__TASK INSTRUCTIONS__:
Copy out every line exactly, passing over the pictures.

* * *

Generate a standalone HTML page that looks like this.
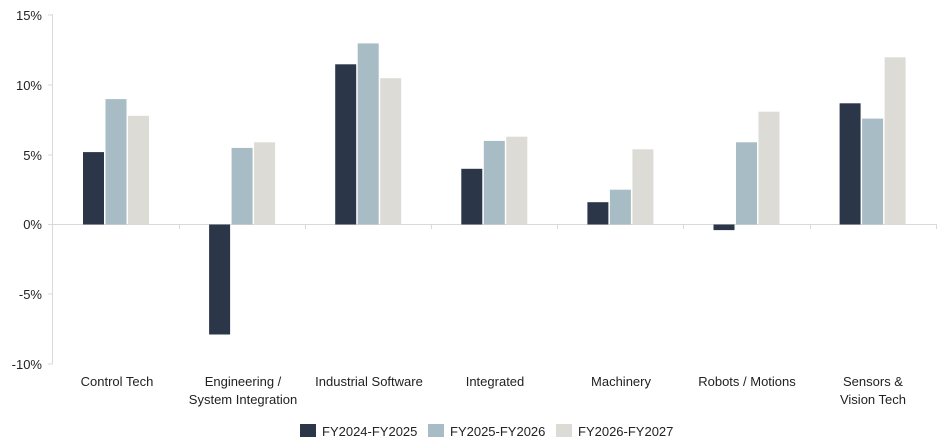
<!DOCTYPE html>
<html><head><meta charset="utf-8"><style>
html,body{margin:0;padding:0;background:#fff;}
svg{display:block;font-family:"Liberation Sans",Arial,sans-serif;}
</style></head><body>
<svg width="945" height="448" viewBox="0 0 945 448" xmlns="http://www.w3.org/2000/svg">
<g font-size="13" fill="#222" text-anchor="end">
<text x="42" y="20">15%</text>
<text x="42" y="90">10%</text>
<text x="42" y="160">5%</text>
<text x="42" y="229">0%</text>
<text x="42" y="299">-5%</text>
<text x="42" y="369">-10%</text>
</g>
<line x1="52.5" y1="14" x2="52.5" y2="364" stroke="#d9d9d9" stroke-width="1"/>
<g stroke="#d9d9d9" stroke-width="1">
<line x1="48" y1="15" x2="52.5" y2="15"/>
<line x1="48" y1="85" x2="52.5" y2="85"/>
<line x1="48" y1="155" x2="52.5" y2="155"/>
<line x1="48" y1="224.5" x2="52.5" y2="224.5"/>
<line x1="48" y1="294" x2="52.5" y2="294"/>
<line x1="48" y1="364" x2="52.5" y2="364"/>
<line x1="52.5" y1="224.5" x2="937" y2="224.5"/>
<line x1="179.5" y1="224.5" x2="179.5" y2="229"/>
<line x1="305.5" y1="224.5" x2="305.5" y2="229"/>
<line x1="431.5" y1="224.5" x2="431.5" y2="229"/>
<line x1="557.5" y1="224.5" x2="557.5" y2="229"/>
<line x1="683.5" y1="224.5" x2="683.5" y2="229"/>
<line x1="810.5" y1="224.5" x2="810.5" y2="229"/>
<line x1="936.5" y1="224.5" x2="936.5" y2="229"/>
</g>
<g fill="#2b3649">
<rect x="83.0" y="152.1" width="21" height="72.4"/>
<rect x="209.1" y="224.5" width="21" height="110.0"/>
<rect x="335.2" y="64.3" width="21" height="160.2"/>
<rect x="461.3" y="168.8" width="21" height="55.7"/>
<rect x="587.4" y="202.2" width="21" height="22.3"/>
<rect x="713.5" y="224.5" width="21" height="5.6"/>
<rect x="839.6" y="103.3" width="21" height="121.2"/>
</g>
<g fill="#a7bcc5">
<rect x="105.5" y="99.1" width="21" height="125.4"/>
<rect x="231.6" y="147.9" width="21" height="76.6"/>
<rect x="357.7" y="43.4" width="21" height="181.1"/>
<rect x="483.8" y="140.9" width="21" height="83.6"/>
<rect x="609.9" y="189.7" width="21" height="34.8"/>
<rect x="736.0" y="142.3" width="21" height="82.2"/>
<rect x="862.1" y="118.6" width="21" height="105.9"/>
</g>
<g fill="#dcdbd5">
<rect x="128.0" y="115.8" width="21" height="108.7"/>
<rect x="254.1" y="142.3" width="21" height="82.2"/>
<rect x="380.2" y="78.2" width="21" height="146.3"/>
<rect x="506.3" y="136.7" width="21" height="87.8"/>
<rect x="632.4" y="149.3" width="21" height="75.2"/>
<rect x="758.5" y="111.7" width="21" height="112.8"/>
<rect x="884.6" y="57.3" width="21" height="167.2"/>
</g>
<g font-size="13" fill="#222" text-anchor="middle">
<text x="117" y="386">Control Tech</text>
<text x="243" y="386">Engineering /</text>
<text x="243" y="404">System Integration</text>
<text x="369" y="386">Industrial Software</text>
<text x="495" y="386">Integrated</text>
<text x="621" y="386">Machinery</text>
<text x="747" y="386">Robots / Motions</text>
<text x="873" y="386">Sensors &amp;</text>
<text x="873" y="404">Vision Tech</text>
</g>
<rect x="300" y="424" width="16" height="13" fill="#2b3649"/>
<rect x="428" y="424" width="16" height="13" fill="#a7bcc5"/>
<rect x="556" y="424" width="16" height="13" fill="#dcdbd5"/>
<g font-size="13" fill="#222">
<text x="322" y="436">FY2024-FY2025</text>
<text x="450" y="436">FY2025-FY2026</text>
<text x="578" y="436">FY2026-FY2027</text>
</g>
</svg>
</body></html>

* * *

__TASK RESPONSE__:
Generate a standalone HTML page that looks like this.
<!DOCTYPE html>
<html><head><meta charset="utf-8"><style>
html,body{margin:0;padding:0;background:#fff;}
svg{display:block;font-family:"Liberation Sans",Arial,sans-serif;}
</style></head><body>
<svg width="945" height="448" viewBox="0 0 945 448" xmlns="http://www.w3.org/2000/svg">
<g font-size="13" fill="#222" text-anchor="end">
<text x="42" y="20">15%</text>
<text x="42" y="90">10%</text>
<text x="42" y="160">5%</text>
<text x="42" y="229">0%</text>
<text x="42" y="299">-5%</text>
<text x="42" y="369">-10%</text>
</g>
<line x1="52.5" y1="14" x2="52.5" y2="364" stroke="#d9d9d9" stroke-width="1"/>
<g stroke="#d9d9d9" stroke-width="1">
<line x1="48" y1="15" x2="52.5" y2="15"/>
<line x1="48" y1="85" x2="52.5" y2="85"/>
<line x1="48" y1="155" x2="52.5" y2="155"/>
<line x1="48" y1="224.5" x2="52.5" y2="224.5"/>
<line x1="48" y1="294" x2="52.5" y2="294"/>
<line x1="48" y1="364" x2="52.5" y2="364"/>
<line x1="52.5" y1="224.5" x2="937" y2="224.5"/>
<line x1="179.5" y1="224.5" x2="179.5" y2="229"/>
<line x1="305.5" y1="224.5" x2="305.5" y2="229"/>
<line x1="431.5" y1="224.5" x2="431.5" y2="229"/>
<line x1="557.5" y1="224.5" x2="557.5" y2="229"/>
<line x1="683.5" y1="224.5" x2="683.5" y2="229"/>
<line x1="810.5" y1="224.5" x2="810.5" y2="229"/>
<line x1="936.5" y1="224.5" x2="936.5" y2="229"/>
</g>
<g fill="#2b3649">
<rect x="83.0" y="152.1" width="21" height="72.4"/>
<rect x="209.1" y="224.5" width="21" height="110.0"/>
<rect x="335.2" y="64.3" width="21" height="160.2"/>
<rect x="461.3" y="168.8" width="21" height="55.7"/>
<rect x="587.4" y="202.2" width="21" height="22.3"/>
<rect x="713.5" y="224.5" width="21" height="5.6"/>
<rect x="839.6" y="103.3" width="21" height="121.2"/>
</g>
<g fill="#a7bcc5">
<rect x="105.5" y="99.1" width="21" height="125.4"/>
<rect x="231.6" y="147.9" width="21" height="76.6"/>
<rect x="357.7" y="43.4" width="21" height="181.1"/>
<rect x="483.8" y="140.9" width="21" height="83.6"/>
<rect x="609.9" y="189.7" width="21" height="34.8"/>
<rect x="736.0" y="142.3" width="21" height="82.2"/>
<rect x="862.1" y="118.6" width="21" height="105.9"/>
</g>
<g fill="#dcdbd5">
<rect x="128.0" y="115.8" width="21" height="108.7"/>
<rect x="254.1" y="142.3" width="21" height="82.2"/>
<rect x="380.2" y="78.2" width="21" height="146.3"/>
<rect x="506.3" y="136.7" width="21" height="87.8"/>
<rect x="632.4" y="149.3" width="21" height="75.2"/>
<rect x="758.5" y="111.7" width="21" height="112.8"/>
<rect x="884.6" y="57.3" width="21" height="167.2"/>
</g>
<g font-size="13" fill="#222" text-anchor="middle">
<text x="117" y="386">Control Tech</text>
<text x="243" y="386">Engineering /</text>
<text x="243" y="404">System Integration</text>
<text x="369" y="386">Industrial Software</text>
<text x="495" y="386">Integrated</text>
<text x="621" y="386">Machinery</text>
<text x="747" y="386">Robots / Motions</text>
<text x="873" y="386">Sensors &amp;</text>
<text x="873" y="404">Vision Tech</text>
</g>
<rect x="300" y="424" width="16" height="13" fill="#2b3649"/>
<rect x="428" y="424" width="16" height="13" fill="#a7bcc5"/>
<rect x="556" y="424" width="16" height="13" fill="#dcdbd5"/>
<g font-size="13" fill="#222">
<text x="322" y="436">FY2024-FY2025</text>
<text x="450" y="436">FY2025-FY2026</text>
<text x="578" y="436">FY2026-FY2027</text>
</g>
</svg>
</body></html>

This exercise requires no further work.